Reconocí para mis adentros que la considerable fiereza que había demostrado en el puerto y la majestuosa melena que adornaba la cabeza de mi amigo le daban un aspecto ciertamente leonino. El doctor Vílchez continuó su panegírico.

—Extraordinario, ya le digo. La semana pasada, sin ir más lejos, salimos los dos a dar un paseo por la ciudad. Habíamos llegado a los arrabales cuando, en medio de una nube de polvo, vimos llegar a unos jinetes que conducían un hato de reses bravas. «¡Fuera, apártense!», nos gritaron. Yo me retiré del camino, pero Ramón se quedó en medio y desapareció entre el ganado, quieto, tieso e impasible. Cuando los animales pasaron, yo volví al camino horrorizado. Y allí estaba Ramón, sacudiéndose tranquilamente el polvo que cubría su traje. «Un hidalgo de mi linaje no se aparta por unos bueyes miserables, ni tolera que le griten los vaqueros», me dijo. Carajo. Qué tipo tan extraordinario.

Sí, Ramón era un hombre extraordinario. Durante el viaje que ambos emprendimos poco después conocimos a muchos tipos singulares, pero ninguno como él mismo, Ramón María del Valle-Inclán y Montenegro.

El doctor se despidió no sin antes recomendarme que, al menos durante un día, permaneciera en el lecho para favorecer la cicatrización de la herida.

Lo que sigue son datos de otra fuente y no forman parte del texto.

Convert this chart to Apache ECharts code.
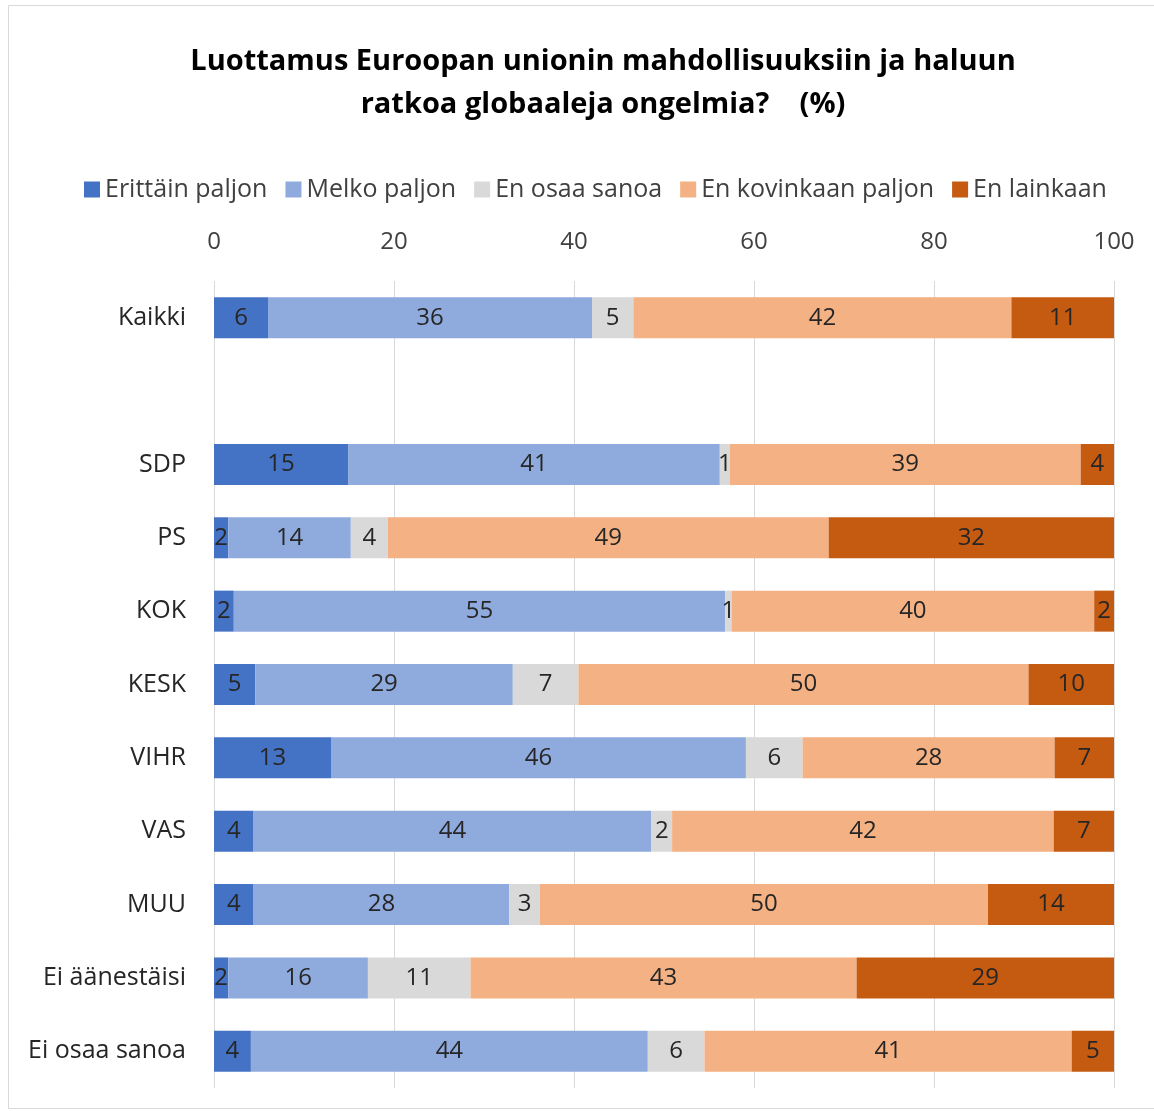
<!DOCTYPE html>
<html>
<head>
<meta charset="utf-8">
<script src="https://cdn.jsdelivr.net/npm/echarts@6/dist/echarts.min.js"></script>
<style>
html,body{margin:0;padding:0;background:#fff;}
#chart{width:1154px;height:1111px;}
</style>
</head>
<body>
<div id="chart"></div>
<script>
// Categories (top to bottom); '' is the empty spacer row
var categories = ['Kaikki', '', 'SDP', 'PS', 'KOK', 'KESK', 'VIHR', 'VAS', 'MUU', 'Ei äänestäisi', 'Ei osaa sanoa'];
var seriesNames = ['Erittäin paljon', 'Melko paljon', 'En osaa sanoa', 'En kovinkaan paljon', 'En lainkaan'];
// Values (%)
var erittainPaljon   = [6.0, null, 14.9, 1.6, 2.2, 4.6, 13.0, 4.4, 4.4, 1.6, 4.1];
var melkoPaljon      = [36.0, null, 41.3, 13.6, 54.6, 28.6, 46.1, 44.2, 28.4, 15.5, 44.1];
var enOsaaSanoa      = [4.6, null, 1.1, 4.1, 0.7, 7.3, 6.3, 2.3, 3.4, 11.4, 6.3];
var enKovinkaan      = [42.0, null, 39.0, 49.0, 40.3, 50.0, 28.0, 42.4, 49.8, 42.9, 40.8];
var enLainkaan       = [11.4, null, 3.7, 31.7, 2.2, 9.5, 6.6, 6.7, 14.0, 28.6, 4.7];
var xTicks = [0, 20, 40, 60, 80, 100];

var colors = ['#4472C4', '#8FAADC', '#D9D9D9', '#F4B183', '#C55A11'];
var allData = [erittainPaljon, melkoPaljon, enOsaaSanoa, enKovinkaan, enLainkaan];
var FONT = '"Open Sans"';

var chart = echarts.init(document.getElementById('chart'));
var series = seriesNames.map(function (name, i) {
  return {
    name: name,
    type: 'bar',
    stack: 'total',
    barWidth: 41,
    data: allData[i],
    itemStyle: { color: colors[i] },
    label: {
      show: true,
      position: 'inside',
      color: '#262626',
      fontFamily: FONT,
      fontSize: 24,
      formatter: function (p) { return p.value == null ? '' : Math.round(p.value); }
    },
    emphasis: { disabled: true }
  };
});

chart.setOption({
  animation: false,
  backgroundColor: '#fff',
  color: colors,
  graphic: [{
    type: 'rect',
    shape: { x: 8.5, y: 5.5, width: 1170, height: 1103 },
    style: { fill: 'none', stroke: '#D9D9D9', lineWidth: 1 },
    silent: true, z: -10
  }],
  title: {
    text: 'Luottamus Euroopan unionin mahdollisuuksiin ja haluun\nratkoa globaaleja ongelmia?    (%)',
    left: 598, top: 35, textAlign: 'center',
    textStyle: { fontFamily: FONT, fontWeight: 'bold', fontSize: 29, lineHeight: 43, color: '#000' }
  },
  legend: {
    data: seriesNames,
    top: 172, left: 79,
    itemWidth: 16, itemHeight: 16, itemGap: 18,
    icon: 'rect',
    textStyle: { fontFamily: FONT, fontSize: 25, color: '#404040' }
  },
  grid: { left: 214, right: 40, top: 281, bottom: 23, containLabel: false },
  xAxis: {
    type: 'value', position: 'top', min: 0, max: 100, interval: 20,
    axisLine: { show: false }, axisTick: { show: false },
    axisLabel: { fontFamily: FONT, fontSize: 24, color: '#404040', margin: 27,
      formatter: function (v) { return xTicks.indexOf(v) >= 0 ? String(v) : ''; } },
    splitLine: { show: true, lineStyle: { color: '#D9D9D9', width: 1 } }
  },
  yAxis: {
    type: 'category', data: categories, inverse: true,
    axisLine: { show: false }, axisTick: { show: false },
    axisLabel: { fontFamily: FONT, fontSize: 25, color: '#262626', margin: 28 }
  },
  series: series
});
</script>
</body>
</html>
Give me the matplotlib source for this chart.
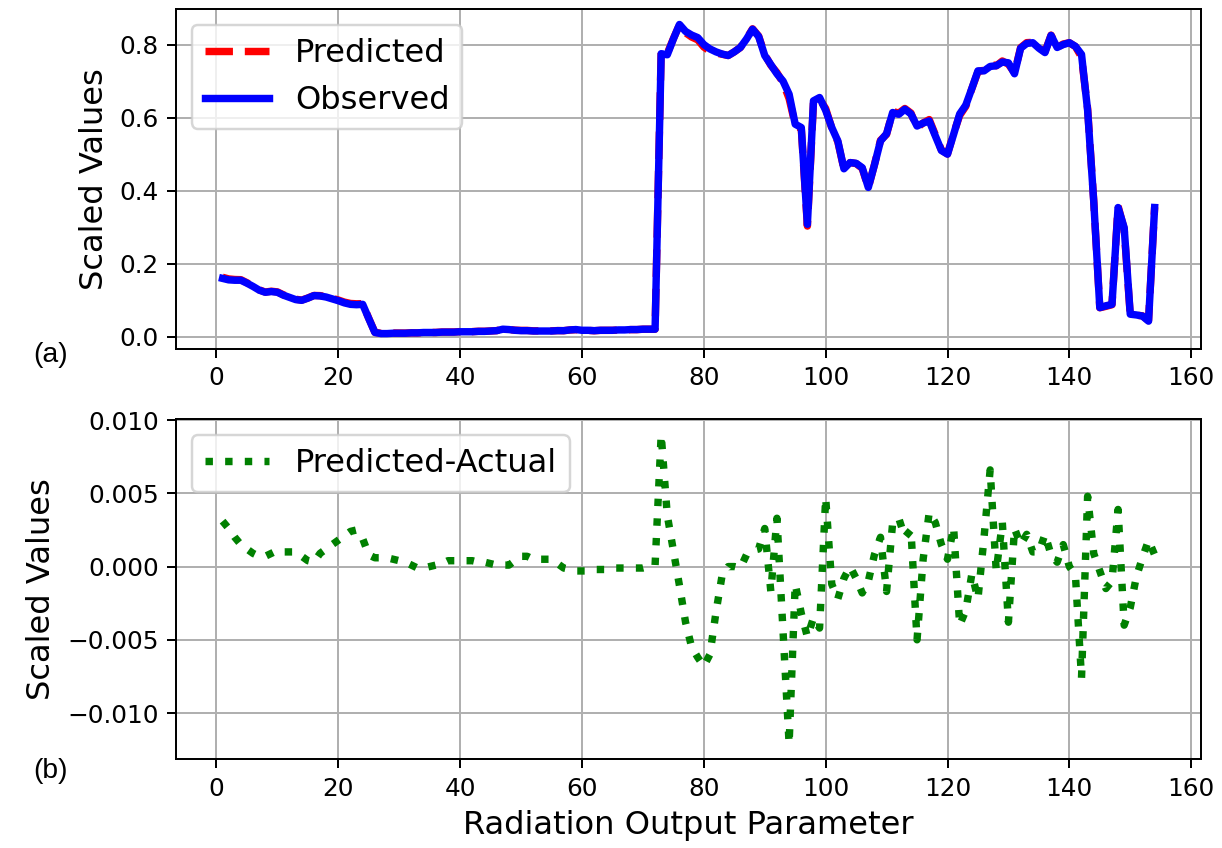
import numpy as np
import matplotlib
matplotlib.use("Agg")
import matplotlib.pyplot as plt

# parametro (1..154)
x = np.arange(1, 155)

observed = [
    0.160, 0.156, 0.155, 0.155, 0.147, 0.138, 0.128, 0.122, 0.124, 0.122,
    0.114, 0.108, 0.102, 0.100, 0.106, 0.113, 0.112, 0.109, 0.104, 0.099,
    0.093, 0.089, 0.088, 0.089, 0.050, 0.012, 0.009, 0.009, 0.010, 0.010,
    0.010, 0.011, 0.011, 0.012, 0.012, 0.012, 0.013, 0.013, 0.013, 0.014,
    0.014, 0.014, 0.015, 0.015, 0.016, 0.017, 0.021, 0.020, 0.018, 0.017,
    0.017, 0.016, 0.016, 0.016, 0.016, 0.017, 0.017, 0.019, 0.020, 0.018,
    0.018, 0.017, 0.018, 0.018, 0.018, 0.019, 0.019, 0.020, 0.020, 0.021,
    0.021, 0.021, 0.775, 0.772, 0.815, 0.855, 0.836, 0.826, 0.819, 0.800,
    0.788, 0.780, 0.774, 0.770, 0.780, 0.792, 0.815, 0.842, 0.822, 0.770,
    0.745, 0.720, 0.700, 0.664, 0.582, 0.573, 0.308, 0.646, 0.655, 0.620,
    0.573, 0.536, 0.460, 0.477, 0.475, 0.463, 0.409, 0.470, 0.536, 0.556,
    0.614, 0.609, 0.623, 0.610, 0.577, 0.585, 0.591, 0.550, 0.510, 0.500,
    0.554, 0.610, 0.634, 0.680, 0.728, 0.728, 0.740, 0.742, 0.752, 0.750,
    0.720, 0.790, 0.803, 0.805, 0.790, 0.778, 0.825, 0.792, 0.800, 0.805,
    0.795, 0.773, 0.620, 0.372, 0.080, 0.085, 0.089, 0.354, 0.299, 0.062,
    0.060, 0.057, 0.043, 0.354,
]

# predicho - real
diff = [
    0.0031, 0.0026, 0.0020, 0.0015, 0.0012, 0.0009, 0.0007, 0.0007, 0.0009, 0.0011,
    0.0010, 0.0010, 0.0010, 0.0007, 0.0004, 0.0003, 0.0009, 0.0012, 0.0015, 0.0018,
    0.0021, 0.0024, 0.0025, 0.0019, 0.0008, 0.0006, 0.0006, 0.0006, 0.0005, 0.0004,
    0.0003, 0.0001, -0.0001, -0.0001, 0.0000, 0.0001, 0.0002, 0.0004, 0.0004, 0.0004,
    0.0004, 0.0004, 0.0003, 0.0003, 0.0002, 0.0001, 0.0001, 0.0001, 0.0004, 0.0007,
    0.0007, 0.0005, 0.0005, 0.0005, 0.0005, 0.0002, -0.0001, -0.0002, -0.0003, -0.0003,
    -0.0003, -0.0002, -0.0002, -0.0002, -0.0001, -0.0001, -0.0001, -0.0001, -0.0001, -0.0001,
    0.0000, 0.0001, 0.0090, 0.0035, 0.0011, -0.0013, -0.0038, -0.0055, -0.0062, -0.0068,
    -0.0060, -0.0031, -0.0006, 0.0000, 0.0000, -0.0001, 0.0008, 0.0011, 0.0012, 0.0026,
    -0.0017, 0.0033, -0.0044, -0.0121, -0.0012, -0.0032, -0.0048, -0.0035, -0.0042, 0.0047,
    -0.0012, -0.0022, -0.0008, 0.0000, -0.0008, -0.0018, -0.0010, 0.0008, 0.0020, -0.0017,
    0.0030, 0.0033, 0.0020, 0.0025, -0.0050, 0.0005, 0.0037, 0.0030, 0.0015, 0.0005,
    0.0027, -0.0040, -0.0030, -0.0005, -0.0022, 0.0020, 0.0066, -0.0003, 0.0030, -0.0038,
    0.0026, 0.0015, 0.0022, 0.0010, 0.0010, 0.0022, 0.0008, 0.0003, 0.0015, 0.0000,
    -0.0006, -0.0076, 0.0048, 0.0009, -0.0003, -0.0015, -0.0010, 0.0039, -0.0040, -0.0028,
    -0.0007, 0.0006, 0.0018, 0.0008,
]

observed = np.array(observed)
diff = np.array(diff)
predicted = observed + diff

dpi = 178
fig = plt.figure(figsize=(1222 / dpi, 848 / dpi), dpi=dpi)

ax1 = fig.add_axes([0.144, 0.5884, 0.839, 0.401])
ax2 = fig.add_axes([0.144, 0.1046, 0.839, 0.401])

ax1.plot(x, predicted, 'r--', lw=3, label='Predicted')
ax1.plot(x, observed, 'b-', lw=3, label='Observed')
ax1.set_ylabel('Scaled Values', fontsize=13)
ax1.legend(loc='upper left', fontsize=13)
ax1.grid(True)

ax2.plot(x, diff, 'g:', lw=3, label='Predicted-Actual')
ax2.set_ylabel('Scaled Values', fontsize=13)
ax2.set_xlabel('Radiation Output Parameter', fontsize=13)
ax2.legend(loc='upper left', fontsize=13)
ax2.grid(True)

ax1.set_xticks([0, 20, 40, 60, 80, 100, 120, 140, 160])
ax2.set_xticks([0, 20, 40, 60, 80, 100, 120, 140, 160])
ax1.set_yticks([0.0, 0.2, 0.4, 0.6, 0.8])
ax2.set_yticks([-0.010, -0.005, 0.0, 0.005, 0.010])

for ax in (ax1, ax2):
    ax.tick_params(labelsize=10)

fig.text(0.041, 0.581, '(a)', fontsize=11.5, family='Liberation Sans',
         ha='center', va='center')
fig.text(0.041, 0.091, '(b)', fontsize=11.5, family='Liberation Sans',
         ha='center', va='center')

plt.savefig('out.png', dpi=dpi)
plt.close(fig)
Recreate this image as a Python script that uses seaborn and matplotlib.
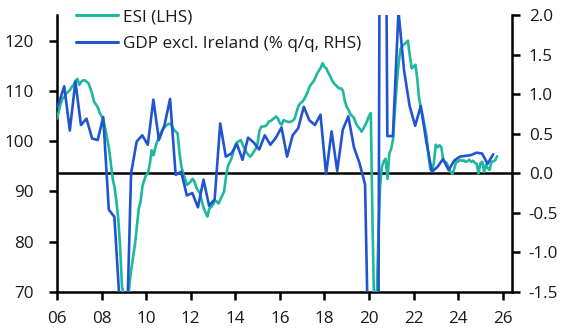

A mediodía regresó Ramón. En su semblante y en el tono de voz con que, después de interesarse por mi salud, me preguntó cuáles era mis planes para los meses siguientes, distinguí una gravedad que esta vez no me pareció estudiada. Tomé la pregunta como una velada invitación; y puesto que en mis circunstancias ya no tenía nada que perder y todo por ganar, le respondí que no albergaba proyecto alguno, salvo el de corresponder a su hospitalidad de cualquier forma en que pudiera serle útil.

—¡Bravo, hidalgo! ¡Es usted un digno hijo de aquellos segundones condenados a perpetuo ayuno que conquistaron esta tierra caliente! Lo que, por cierto, me hace caer en la cuenta de que seguramente no habrá desayunado.

Le dije que, en efecto, no había probado alimento desde hacía dos días.

—Pues yo estoy en las mismas. Qué se le va a hacer. Aunque el cuerpo padezca, el alma se templa soportando las privaciones. Mas no desespere usted, amigo Andéchaga —Valle-Inclán debió de reparar en el desaliento que se pintó en mi rostro, porque sacó de un bolsillo un grueso sobre doblado y me lo mostró con aire de triunfo—: si nuestros famélicos estómagos convienen en prolongamos la vida hasta el anochecer, podré convidarlo a una cena digna de Moctezuma. Sepa que este sobre, entre otros documentos, contiene un pagaré por un importe que me permitiría vivir decentemente durante un año en esta condenada ciudad, pagaré que pienso convertir en efectivo esta misma tarde. Claro está que esa suma de dinero no se me concede por la benevolencia de ningún filántropo, sino en concepto de… digamos, gastos de representación. Creo que todavía no le he dicho que soy agente carlista.